The data
══════

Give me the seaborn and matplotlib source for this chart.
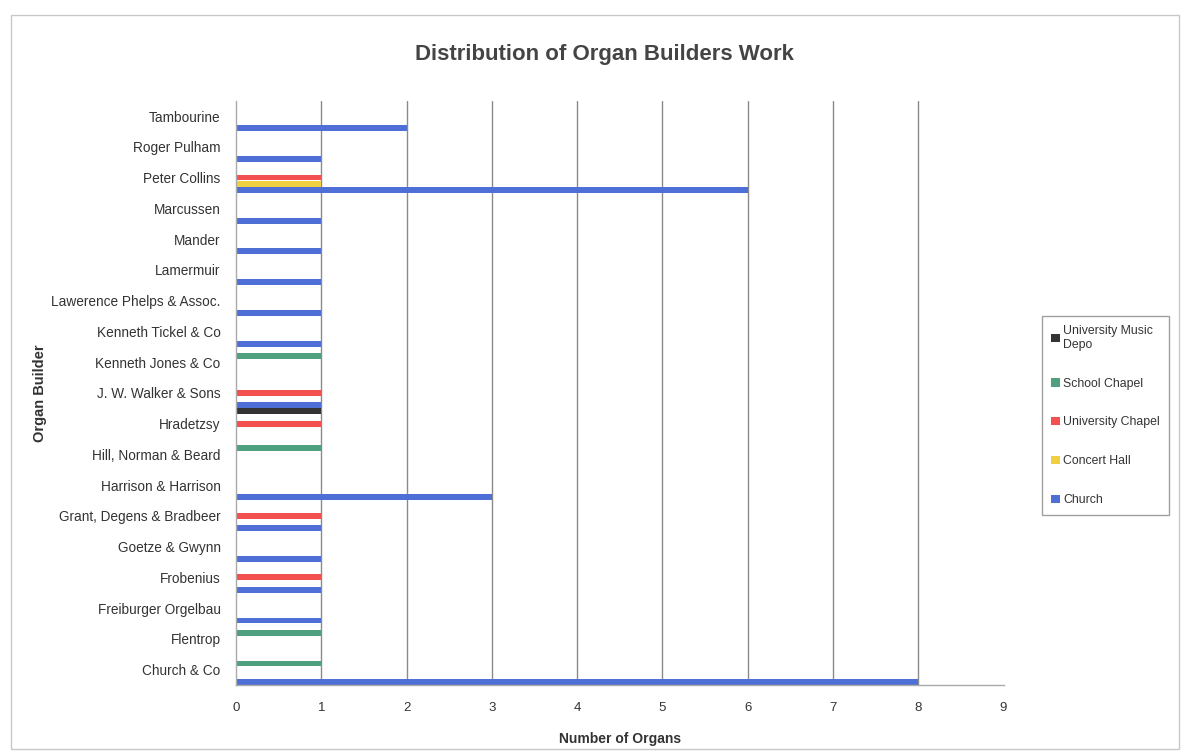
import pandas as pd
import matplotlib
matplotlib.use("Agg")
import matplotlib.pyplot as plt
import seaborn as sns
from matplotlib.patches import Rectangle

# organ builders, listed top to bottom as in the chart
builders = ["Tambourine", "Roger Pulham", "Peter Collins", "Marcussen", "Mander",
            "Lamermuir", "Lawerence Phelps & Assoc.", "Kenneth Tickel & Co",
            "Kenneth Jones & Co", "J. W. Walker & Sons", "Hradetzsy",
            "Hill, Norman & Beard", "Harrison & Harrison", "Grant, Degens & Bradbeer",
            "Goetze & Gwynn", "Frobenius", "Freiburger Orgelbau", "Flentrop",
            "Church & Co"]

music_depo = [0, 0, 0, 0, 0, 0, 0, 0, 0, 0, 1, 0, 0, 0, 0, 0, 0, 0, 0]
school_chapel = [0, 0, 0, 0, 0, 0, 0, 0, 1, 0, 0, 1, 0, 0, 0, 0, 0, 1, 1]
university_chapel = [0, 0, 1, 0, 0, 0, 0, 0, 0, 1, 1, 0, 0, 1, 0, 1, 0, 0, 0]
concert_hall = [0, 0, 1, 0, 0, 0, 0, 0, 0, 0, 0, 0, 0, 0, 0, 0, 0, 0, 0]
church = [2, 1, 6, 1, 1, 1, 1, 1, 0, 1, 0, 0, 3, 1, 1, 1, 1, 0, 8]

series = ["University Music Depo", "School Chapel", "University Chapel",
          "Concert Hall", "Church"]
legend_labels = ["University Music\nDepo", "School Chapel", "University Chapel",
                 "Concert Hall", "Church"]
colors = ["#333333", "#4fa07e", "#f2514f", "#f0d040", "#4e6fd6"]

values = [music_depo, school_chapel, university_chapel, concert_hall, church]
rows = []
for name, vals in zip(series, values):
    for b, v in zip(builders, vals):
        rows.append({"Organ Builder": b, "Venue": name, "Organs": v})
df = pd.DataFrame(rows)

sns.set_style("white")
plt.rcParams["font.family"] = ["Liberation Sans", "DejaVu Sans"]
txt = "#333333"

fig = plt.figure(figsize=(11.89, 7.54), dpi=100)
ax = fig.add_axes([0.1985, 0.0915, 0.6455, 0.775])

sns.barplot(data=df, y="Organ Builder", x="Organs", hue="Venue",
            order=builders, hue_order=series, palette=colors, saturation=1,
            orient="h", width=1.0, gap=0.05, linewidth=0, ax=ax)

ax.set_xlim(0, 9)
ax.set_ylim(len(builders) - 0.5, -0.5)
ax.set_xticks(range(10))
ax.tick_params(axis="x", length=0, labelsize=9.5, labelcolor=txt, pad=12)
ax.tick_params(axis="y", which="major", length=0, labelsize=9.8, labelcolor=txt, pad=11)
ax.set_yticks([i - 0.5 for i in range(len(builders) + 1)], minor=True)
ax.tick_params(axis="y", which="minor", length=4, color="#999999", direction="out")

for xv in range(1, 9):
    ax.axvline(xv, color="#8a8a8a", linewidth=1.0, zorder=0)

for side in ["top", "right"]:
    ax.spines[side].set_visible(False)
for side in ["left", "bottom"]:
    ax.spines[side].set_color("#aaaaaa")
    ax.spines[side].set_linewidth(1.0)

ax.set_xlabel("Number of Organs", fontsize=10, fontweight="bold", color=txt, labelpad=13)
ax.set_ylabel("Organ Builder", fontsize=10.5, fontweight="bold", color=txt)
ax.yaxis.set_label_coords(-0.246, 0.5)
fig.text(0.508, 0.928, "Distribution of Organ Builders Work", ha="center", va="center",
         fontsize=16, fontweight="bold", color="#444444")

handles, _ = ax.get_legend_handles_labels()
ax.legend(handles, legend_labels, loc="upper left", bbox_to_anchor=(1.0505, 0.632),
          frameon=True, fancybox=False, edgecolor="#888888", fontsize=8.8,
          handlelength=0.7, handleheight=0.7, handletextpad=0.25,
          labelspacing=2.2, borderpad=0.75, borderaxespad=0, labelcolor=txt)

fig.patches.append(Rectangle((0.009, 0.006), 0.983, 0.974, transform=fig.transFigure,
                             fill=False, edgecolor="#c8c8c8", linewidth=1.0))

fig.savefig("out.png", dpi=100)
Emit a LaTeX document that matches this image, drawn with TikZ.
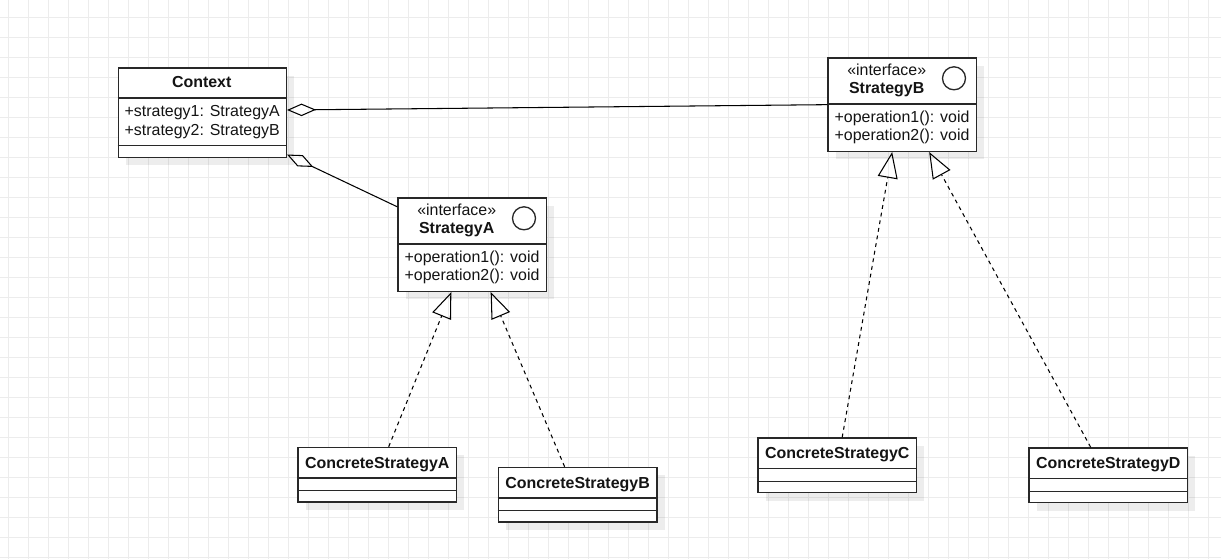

══════

Exercise requirements
Your answer should be only a number: how many lines of the data above contain the string "seaborn"?

Exercise result
2